* **Information shown**
════════════════
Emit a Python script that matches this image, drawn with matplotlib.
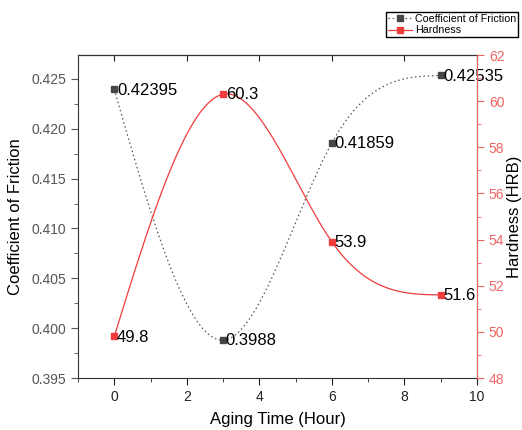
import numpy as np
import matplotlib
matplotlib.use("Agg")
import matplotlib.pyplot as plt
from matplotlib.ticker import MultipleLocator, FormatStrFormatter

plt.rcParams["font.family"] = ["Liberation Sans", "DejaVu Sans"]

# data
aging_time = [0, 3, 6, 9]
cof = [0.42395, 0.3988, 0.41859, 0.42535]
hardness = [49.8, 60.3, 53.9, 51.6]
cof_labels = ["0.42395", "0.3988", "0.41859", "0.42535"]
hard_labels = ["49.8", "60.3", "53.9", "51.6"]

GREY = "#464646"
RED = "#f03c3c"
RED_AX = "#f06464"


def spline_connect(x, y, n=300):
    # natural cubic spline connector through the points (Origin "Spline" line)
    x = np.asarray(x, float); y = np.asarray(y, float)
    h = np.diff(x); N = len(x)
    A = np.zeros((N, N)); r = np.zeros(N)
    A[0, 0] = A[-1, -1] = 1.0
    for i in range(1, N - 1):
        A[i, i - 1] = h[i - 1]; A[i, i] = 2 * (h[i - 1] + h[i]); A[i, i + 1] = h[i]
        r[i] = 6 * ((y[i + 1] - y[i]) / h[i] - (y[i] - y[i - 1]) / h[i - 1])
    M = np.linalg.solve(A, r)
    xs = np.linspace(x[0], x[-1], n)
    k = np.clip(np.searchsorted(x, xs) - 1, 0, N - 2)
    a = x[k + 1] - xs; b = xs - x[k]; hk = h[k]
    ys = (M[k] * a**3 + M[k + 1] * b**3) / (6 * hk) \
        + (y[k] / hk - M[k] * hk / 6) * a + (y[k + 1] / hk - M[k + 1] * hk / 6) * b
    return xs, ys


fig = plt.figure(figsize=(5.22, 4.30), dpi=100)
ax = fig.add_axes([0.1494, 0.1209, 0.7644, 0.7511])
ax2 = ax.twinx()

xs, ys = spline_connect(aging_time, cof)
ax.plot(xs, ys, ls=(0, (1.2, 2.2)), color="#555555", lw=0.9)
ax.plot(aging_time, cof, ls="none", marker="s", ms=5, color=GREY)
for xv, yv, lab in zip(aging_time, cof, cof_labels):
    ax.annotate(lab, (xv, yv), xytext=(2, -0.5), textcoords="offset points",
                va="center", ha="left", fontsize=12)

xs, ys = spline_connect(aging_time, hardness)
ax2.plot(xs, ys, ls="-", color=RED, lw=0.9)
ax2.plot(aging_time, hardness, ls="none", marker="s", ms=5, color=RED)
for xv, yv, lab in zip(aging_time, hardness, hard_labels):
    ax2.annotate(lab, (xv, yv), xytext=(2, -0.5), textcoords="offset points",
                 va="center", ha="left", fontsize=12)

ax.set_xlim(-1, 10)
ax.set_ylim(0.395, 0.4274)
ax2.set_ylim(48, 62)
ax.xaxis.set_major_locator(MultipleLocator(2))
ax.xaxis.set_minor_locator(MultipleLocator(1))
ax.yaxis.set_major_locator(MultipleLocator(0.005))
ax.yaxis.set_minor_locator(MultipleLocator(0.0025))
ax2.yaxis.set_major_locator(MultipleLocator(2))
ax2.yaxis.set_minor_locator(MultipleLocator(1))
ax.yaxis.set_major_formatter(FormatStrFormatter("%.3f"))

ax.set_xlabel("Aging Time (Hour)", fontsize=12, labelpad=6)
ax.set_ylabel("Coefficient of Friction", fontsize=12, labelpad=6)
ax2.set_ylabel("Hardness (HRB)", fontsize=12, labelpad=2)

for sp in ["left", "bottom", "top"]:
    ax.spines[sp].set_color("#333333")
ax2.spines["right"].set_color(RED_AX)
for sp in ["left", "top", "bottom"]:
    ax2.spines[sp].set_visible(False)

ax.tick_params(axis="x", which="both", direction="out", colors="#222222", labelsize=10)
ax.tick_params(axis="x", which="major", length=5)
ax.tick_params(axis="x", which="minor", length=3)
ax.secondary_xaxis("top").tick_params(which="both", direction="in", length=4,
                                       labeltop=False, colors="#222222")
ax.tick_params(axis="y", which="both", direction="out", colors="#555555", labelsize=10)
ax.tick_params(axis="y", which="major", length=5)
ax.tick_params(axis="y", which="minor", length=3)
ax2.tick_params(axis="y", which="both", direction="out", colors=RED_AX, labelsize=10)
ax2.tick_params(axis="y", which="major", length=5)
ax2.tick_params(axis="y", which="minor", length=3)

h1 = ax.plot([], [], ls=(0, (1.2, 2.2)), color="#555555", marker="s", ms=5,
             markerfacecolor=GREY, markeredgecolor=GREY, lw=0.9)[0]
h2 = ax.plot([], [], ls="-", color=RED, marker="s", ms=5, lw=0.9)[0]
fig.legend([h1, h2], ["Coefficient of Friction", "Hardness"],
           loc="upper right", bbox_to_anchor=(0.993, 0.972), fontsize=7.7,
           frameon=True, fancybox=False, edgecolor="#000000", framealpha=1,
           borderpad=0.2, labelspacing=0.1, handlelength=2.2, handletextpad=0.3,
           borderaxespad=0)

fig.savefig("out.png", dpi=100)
════════════════
* **Your goal**
Scan the listing above for the word "matplotlib" and show each line where it is found.

* **Written solution**
Emit a Python script that matches this image, drawn with matplotlib.
import matplotlib
matplotlib.use("Agg")
import matplotlib.pyplot as plt
from matplotlib.ticker import MultipleLocator, FormatStrFormatter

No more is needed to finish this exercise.